The substrate model changes the economics and the capabilities simultaneously. Cost is decoupled from volume. Retention is hot by default. Data is structured at ingest, not at query time. Entity histories are maintained continuously. And the data is accessible to both human analysts and autonomous agents through machine-consumable interfaces.

Bloo implements this substrate model. It captures all enterprise telemetry, structures it with metadata extraction and entity resolution at ingest, retains it in hot searchable storage at predictable cost, and serves as the canonical system of record that SIEM, compliance tools, and AI agents all consume.

Decision framework: SIEM + lake vs. substrate-first architecture

The choice between maintaining a SIEM + data lake architecture and adopting a substrate-first approach depends on where the organization is today and where it needs to be.

SIEM + lake makes sense when the organization has invested heavily in SIEM detection engineering, the detection content is mature and differentiated, and the data lake satisfies compliance retention requirements with acceptable query performance. In this case, the integration tax is a known cost, and the architecture is stable.

Substrate-first makes sense when SIEM costs are the primary constraint, the data lake is underutilized or operationally burdensome, retention gaps exist between current capabilities and compliance requirements, and the organization anticipates AI-driven security operations that will require persistent, structured, machine-consumable telemetry.

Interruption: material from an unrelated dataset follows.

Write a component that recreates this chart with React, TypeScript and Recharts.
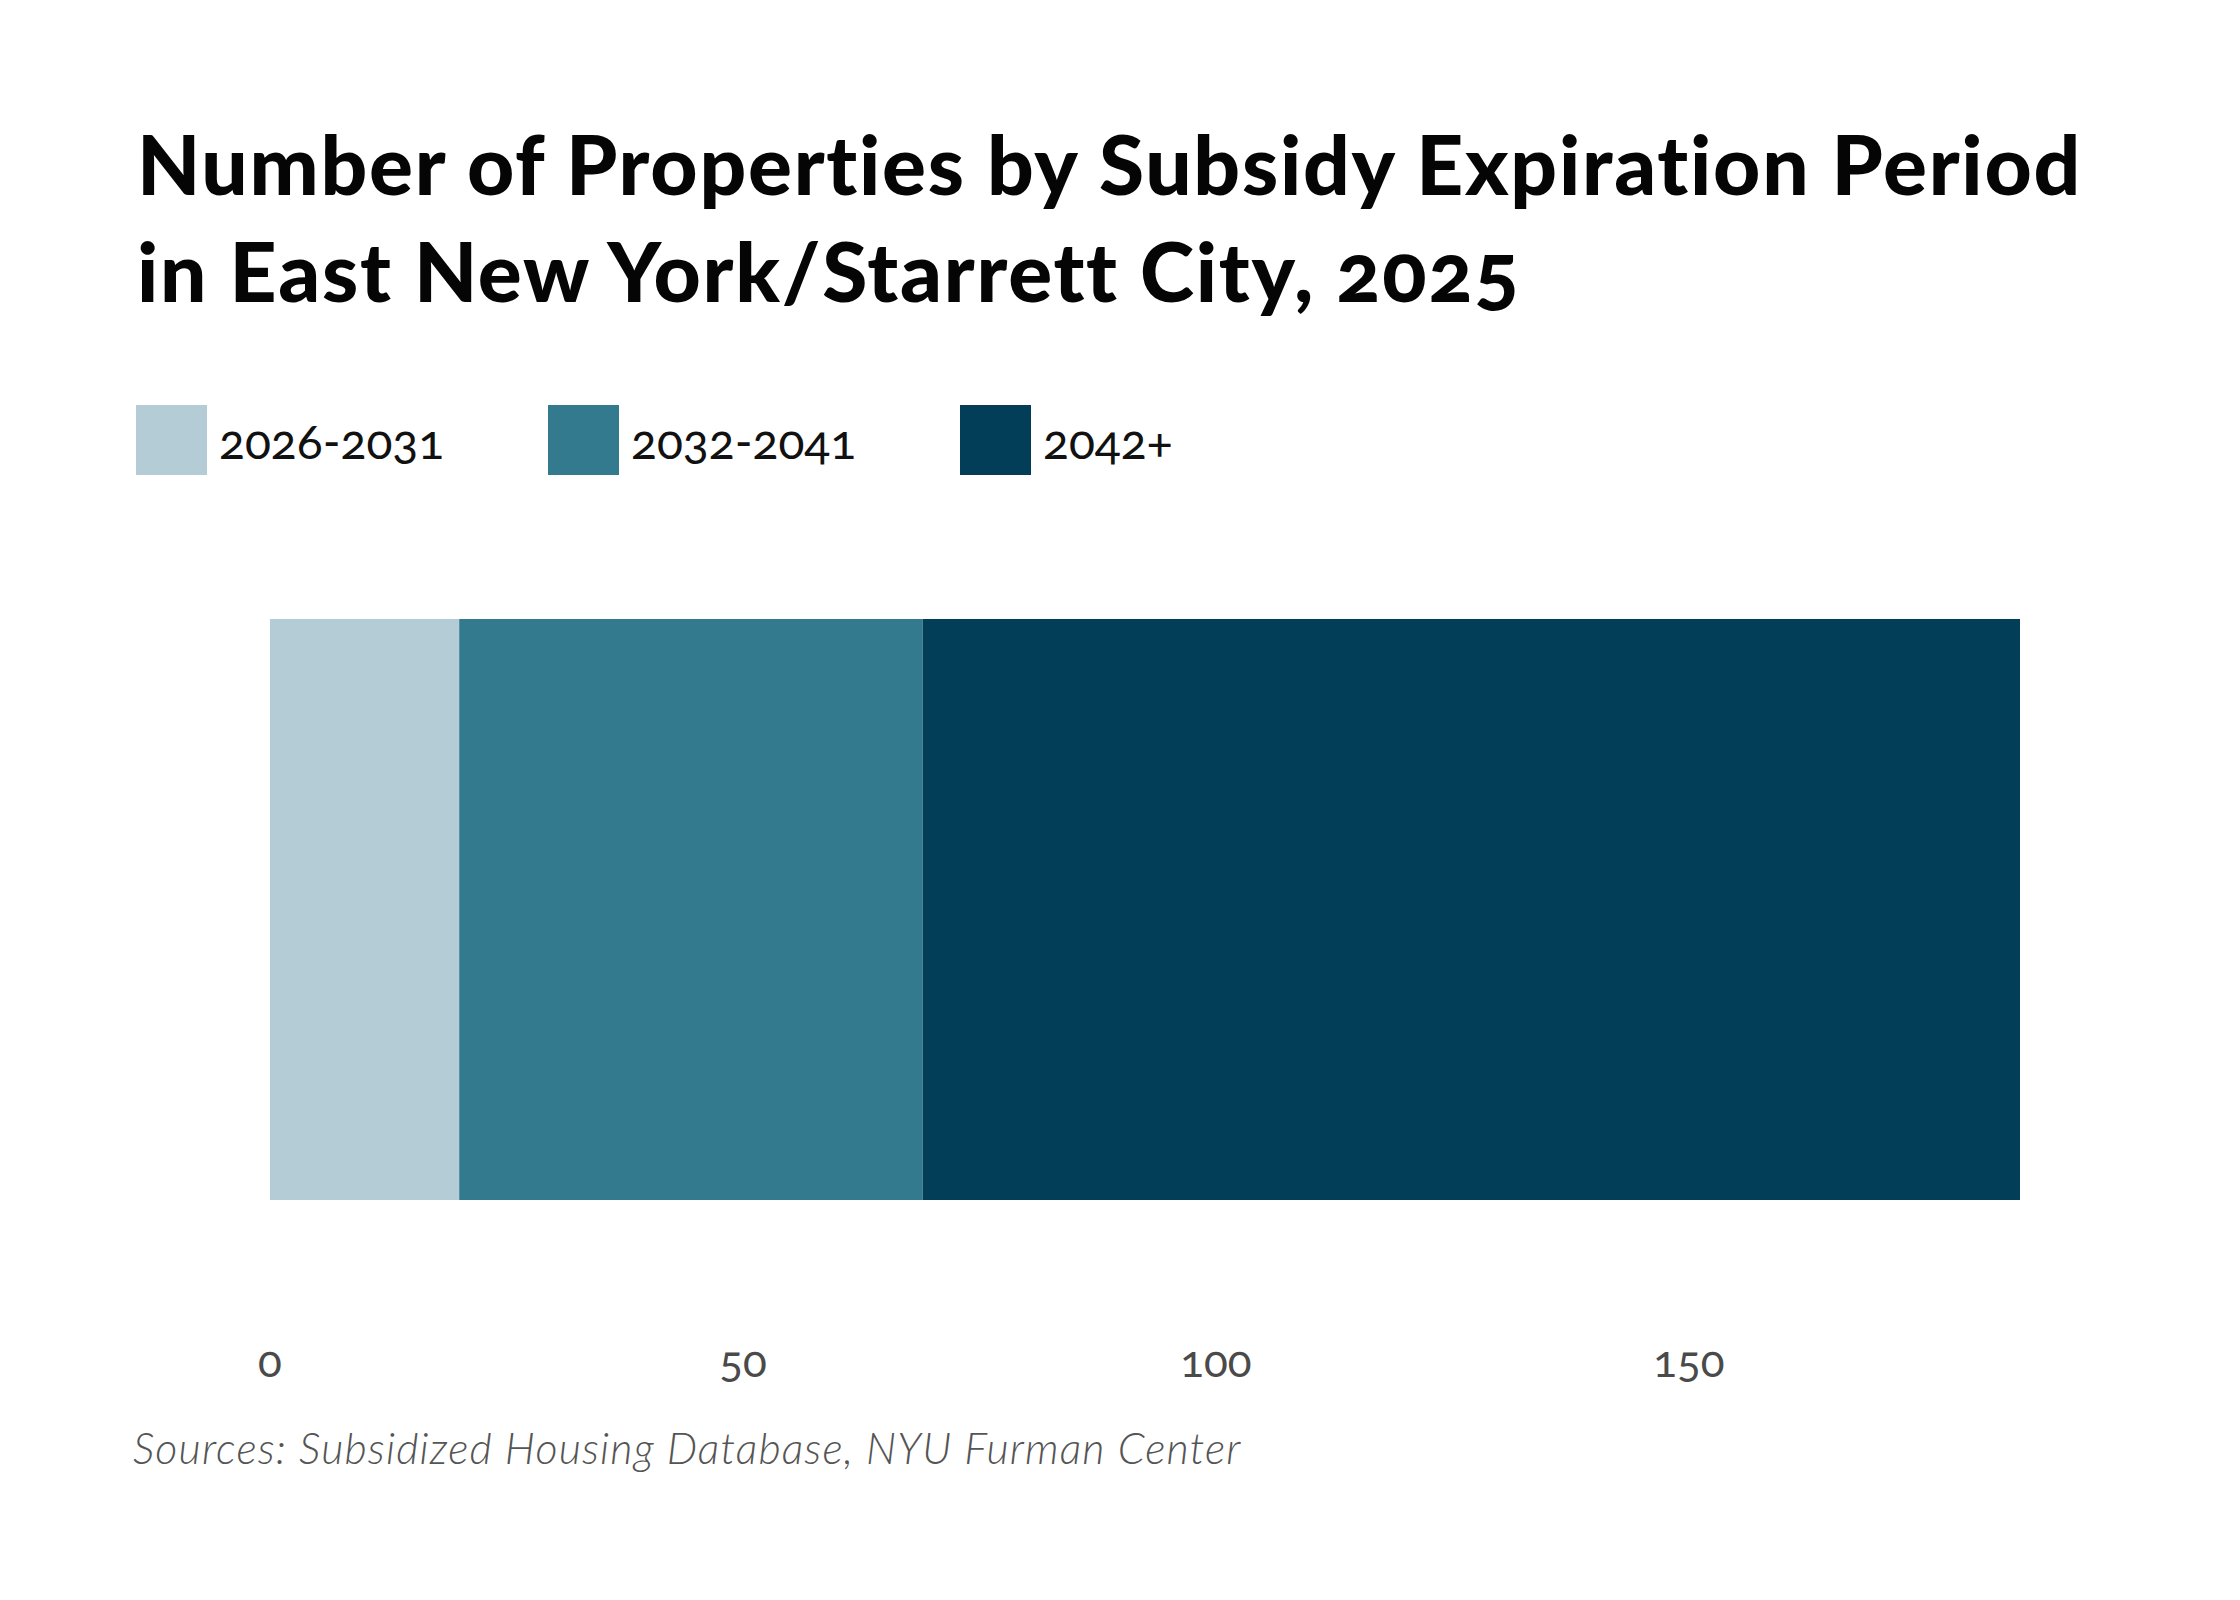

In either case, the substrate can be adopted incrementally. Bloo can operate alongside existing SIEM and data lake deployments, initially handling the data sources that the SIEM cannot economically ingest and providing structured retention that the data lake cannot deliver. Over time, the substrate absorbs more of the data layer responsibility, and the SIEM narrows to its core function: detection and alerting.

The end state is an architecture where the system of record exists independently of any single application layer, durable, structured, and ready for whatever consumes it next.